Simon: Captain... why did you come back for us? Mal: You're on my crew. Simon: Yeah, but you don't even like me. Why'd you come back? Mal: You're on my crew. Why we still talking about this?

'Safe'


Natter .44 Magnum: Do You Feel Chatty, Punk?  

Off-topic discussion. Wanna talk about corsets, duct tape, or physics? This is the place. Detailed discussion of any current-season TV must be whitefonted.


Jesse - Apr 27, 2006 11:10:28 am PDT #4098 of 10002
Sometimes I trip on how happy we could be.

That might be the weirdest catalogue I've ever seen. I mean, "Today’s Gothicists decorate the “littlest room” with wings, scales, and talons!"??


shrift - Apr 27, 2006 11:11:55 am PDT #4099 of 10002
"You can't put a price on the joy of not giving a shit." -Zenkitty

shrift, I've found that I always get to a place where I want to read the things I never wanted to read again.

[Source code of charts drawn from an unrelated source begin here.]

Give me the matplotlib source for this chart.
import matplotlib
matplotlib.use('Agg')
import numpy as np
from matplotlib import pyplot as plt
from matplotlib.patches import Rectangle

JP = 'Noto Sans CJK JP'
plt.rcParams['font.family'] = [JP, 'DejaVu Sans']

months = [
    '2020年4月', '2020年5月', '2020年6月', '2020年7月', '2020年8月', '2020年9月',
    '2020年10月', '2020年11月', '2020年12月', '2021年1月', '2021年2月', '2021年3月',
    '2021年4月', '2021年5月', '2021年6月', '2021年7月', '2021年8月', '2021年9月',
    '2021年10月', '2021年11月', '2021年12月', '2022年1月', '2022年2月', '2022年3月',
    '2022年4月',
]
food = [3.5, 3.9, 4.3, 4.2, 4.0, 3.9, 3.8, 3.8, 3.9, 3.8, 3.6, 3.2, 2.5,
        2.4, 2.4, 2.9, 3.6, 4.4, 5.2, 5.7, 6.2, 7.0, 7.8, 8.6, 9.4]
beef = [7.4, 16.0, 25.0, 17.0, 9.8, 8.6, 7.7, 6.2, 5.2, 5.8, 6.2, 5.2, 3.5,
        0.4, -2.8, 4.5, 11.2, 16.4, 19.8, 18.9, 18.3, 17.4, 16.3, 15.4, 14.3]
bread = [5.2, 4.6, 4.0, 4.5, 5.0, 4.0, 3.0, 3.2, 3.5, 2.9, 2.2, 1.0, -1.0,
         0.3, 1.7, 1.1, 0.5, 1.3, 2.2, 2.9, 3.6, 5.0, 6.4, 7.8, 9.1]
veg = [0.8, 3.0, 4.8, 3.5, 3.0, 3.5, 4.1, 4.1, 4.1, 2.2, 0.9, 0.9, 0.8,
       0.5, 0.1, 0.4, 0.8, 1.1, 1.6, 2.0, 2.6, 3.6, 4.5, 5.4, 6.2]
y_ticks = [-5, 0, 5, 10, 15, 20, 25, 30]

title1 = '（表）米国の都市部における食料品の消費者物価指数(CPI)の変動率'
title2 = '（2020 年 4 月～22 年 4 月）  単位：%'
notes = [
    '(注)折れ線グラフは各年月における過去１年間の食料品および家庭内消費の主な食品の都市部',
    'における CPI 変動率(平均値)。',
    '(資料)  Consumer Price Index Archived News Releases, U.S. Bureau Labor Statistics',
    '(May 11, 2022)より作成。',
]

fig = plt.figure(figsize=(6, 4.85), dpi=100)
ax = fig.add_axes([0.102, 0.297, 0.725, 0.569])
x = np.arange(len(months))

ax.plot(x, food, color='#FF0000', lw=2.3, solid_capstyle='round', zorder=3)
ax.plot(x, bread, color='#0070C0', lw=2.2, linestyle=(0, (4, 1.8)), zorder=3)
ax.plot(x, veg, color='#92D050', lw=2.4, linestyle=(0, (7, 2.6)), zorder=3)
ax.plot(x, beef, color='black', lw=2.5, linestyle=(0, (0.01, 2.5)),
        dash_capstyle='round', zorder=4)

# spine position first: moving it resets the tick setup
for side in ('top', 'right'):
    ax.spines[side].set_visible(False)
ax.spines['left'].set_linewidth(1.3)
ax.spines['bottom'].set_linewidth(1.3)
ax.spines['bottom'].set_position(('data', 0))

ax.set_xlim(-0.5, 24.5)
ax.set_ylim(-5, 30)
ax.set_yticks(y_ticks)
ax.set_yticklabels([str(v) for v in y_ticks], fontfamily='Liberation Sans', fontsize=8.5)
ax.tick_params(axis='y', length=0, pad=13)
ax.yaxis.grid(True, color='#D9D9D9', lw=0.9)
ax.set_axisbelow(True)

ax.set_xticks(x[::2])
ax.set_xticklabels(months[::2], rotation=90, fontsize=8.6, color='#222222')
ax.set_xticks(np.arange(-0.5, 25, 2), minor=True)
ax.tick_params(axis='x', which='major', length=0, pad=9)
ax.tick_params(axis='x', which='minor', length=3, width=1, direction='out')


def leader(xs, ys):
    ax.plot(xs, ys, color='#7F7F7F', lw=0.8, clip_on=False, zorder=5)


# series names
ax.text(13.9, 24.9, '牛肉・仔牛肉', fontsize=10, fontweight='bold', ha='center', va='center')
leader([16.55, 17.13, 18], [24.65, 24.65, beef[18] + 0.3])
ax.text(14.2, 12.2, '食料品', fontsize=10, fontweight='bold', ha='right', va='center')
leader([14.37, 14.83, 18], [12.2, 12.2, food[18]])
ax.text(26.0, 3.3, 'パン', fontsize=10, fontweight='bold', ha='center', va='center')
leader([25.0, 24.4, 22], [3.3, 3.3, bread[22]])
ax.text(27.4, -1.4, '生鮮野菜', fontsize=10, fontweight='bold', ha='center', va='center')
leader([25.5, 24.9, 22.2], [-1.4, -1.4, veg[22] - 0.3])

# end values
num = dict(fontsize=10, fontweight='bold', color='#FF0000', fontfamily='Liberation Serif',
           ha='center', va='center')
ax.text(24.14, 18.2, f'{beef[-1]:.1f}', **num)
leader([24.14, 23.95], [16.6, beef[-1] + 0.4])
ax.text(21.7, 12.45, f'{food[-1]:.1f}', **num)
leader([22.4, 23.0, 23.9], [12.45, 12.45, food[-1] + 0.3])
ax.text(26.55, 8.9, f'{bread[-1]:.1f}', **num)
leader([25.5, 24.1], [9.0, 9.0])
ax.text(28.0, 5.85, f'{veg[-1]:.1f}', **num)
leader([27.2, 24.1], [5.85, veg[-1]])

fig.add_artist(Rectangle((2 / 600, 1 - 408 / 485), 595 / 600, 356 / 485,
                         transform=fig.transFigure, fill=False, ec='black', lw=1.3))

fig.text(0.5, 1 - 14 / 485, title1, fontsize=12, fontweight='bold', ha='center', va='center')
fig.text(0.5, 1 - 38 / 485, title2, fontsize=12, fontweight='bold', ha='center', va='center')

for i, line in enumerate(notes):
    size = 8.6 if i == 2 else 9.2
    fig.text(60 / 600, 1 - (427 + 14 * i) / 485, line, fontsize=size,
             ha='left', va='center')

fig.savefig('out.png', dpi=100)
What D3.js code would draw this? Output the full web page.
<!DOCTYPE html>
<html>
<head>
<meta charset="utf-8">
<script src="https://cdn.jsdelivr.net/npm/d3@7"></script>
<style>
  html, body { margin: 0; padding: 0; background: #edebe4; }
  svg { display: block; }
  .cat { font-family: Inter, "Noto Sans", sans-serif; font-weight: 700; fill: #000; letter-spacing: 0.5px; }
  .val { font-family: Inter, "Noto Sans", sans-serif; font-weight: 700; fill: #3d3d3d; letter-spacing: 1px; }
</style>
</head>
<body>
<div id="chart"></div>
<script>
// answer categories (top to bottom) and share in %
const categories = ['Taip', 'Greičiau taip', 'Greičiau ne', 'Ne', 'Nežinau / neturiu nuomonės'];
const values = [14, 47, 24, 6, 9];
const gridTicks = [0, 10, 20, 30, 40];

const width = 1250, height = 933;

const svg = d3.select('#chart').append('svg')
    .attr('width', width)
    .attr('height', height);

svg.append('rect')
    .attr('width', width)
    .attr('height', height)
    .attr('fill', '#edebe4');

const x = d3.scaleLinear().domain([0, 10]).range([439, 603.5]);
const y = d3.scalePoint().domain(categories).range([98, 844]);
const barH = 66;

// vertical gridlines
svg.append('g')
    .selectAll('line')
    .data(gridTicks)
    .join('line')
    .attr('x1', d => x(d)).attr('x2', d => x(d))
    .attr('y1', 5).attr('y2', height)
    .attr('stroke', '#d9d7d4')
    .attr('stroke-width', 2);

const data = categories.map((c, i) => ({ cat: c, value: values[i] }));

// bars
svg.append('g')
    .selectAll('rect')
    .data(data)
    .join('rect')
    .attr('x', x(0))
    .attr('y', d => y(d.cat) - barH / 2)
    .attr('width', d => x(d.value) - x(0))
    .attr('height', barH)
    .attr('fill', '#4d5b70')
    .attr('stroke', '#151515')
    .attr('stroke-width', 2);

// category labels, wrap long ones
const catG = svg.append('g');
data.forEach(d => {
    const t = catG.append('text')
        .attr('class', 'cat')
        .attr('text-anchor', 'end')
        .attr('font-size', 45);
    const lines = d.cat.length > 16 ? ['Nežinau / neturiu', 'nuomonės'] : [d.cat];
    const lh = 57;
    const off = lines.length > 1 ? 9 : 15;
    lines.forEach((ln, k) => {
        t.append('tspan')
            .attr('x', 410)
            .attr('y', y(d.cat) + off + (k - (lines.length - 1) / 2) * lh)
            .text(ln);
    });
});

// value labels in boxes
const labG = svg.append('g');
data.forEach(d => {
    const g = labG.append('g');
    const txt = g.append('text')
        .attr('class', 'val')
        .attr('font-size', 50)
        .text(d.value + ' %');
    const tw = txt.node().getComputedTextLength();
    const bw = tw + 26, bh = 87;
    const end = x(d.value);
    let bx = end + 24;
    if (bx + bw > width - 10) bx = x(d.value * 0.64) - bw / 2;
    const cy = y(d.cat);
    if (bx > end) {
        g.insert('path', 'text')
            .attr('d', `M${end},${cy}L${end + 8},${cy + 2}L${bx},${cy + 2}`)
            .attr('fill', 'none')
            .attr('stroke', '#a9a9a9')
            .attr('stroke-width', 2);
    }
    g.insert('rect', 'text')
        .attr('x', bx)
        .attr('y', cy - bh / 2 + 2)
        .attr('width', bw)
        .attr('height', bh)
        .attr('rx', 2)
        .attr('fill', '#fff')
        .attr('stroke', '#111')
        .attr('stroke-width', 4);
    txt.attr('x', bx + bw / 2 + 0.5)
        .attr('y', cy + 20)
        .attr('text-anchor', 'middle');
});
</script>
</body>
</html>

Perhaps one day I will. I mean, I'm entertained that I have an application for an ATM card I filled out in Portuguese sitting on my lap right now, but do I really want to keep it in perpetuity? I think it's better for me if I don't.

Plus, we want to read it.

Ha ha ha! Oh, hell no.


Toddson - Apr 27, 2006 11:13:31 am PDT #4100 of 10002
Friends don't let friends read "Atlas Shrugged"

Was someone asking about long gloves? or was that some other thread?


Spidra Webster - Apr 27, 2006 11:14:16 am PDT #4101 of 10002
I wish I could just go somewhere to get flensed but none of the whaling ships near me take Medicare.

It should roar whenever you lift the lid. Alternatively, have a wee flamethrowing episode when you flush.

Maybe the idea is that dragons squat on gold hordes thus putting that on your "throne" turns shit into gold? Would be hell on the plumbing.


Atropa - Apr 27, 2006 11:15:20 am PDT #4102 of 10002
The artist formerly associated with cupcakes.

"Today’s Gothicists decorate the “littlest room” with wings, scales, and talons!"??

I just want to know who are calling themselves "Gothicists", because I need to stage an intervention.


Jesse - Apr 27, 2006 11:16:10 am PDT #4103 of 10002
Sometimes I trip on how happy we could be.

I want to know who calls the bathroom the "littlest room."


juliana - Apr 27, 2006 11:19:54 am PDT #4104 of 10002
I’d be lying if I didn’t say that I miss them all tonight…

I just want to know who are calling themselves "Gothicists", because I need to stage an intervention.

The word "Gothicists" is cracking. me. up. Hee!! I'm a Gothicist!


Calli - Apr 27, 2006 11:21:41 am PDT #4105 of 10002
I must obey the inscrutable exhortations of my soul—Calvin and Hobbs

If someone who studies physics is a physicist, does that mean a gothicist is one who studies goths?


DavidS - Apr 27, 2006 11:23:10 am PDT #4106 of 10002
"Look, son, if it's good enough for Shirley Bassey, it's good enough for you."

Endearments: I use them a lot. I try not to at work, but I call just about everyone I know "sweetie", "pumpkin", "darling", "my dove", or other random terms of endearment at one point or another.

The previous Queen Elizabeth at JZ's Ren Faire used to greet all the children with a very cheery, "Hello, poppets!" which was charming.

I encourage Jilli to add "poppet" to her repetoire of endearments, particularly as an affectionate diminuative.


Typo Boy - Apr 27, 2006 11:25:15 am PDT #4107 of 10002
Calli: My people have a saying. A man who trusts can never be betrayed, only mistaken.Avon: Life expectancy among your people must be extremely short.

I think the use of "littlest room" is a misremembering of a famous wisecrack by an author to a critic.

"I sit in the smallest room in the house. Your review is before me, but will soon be behind me."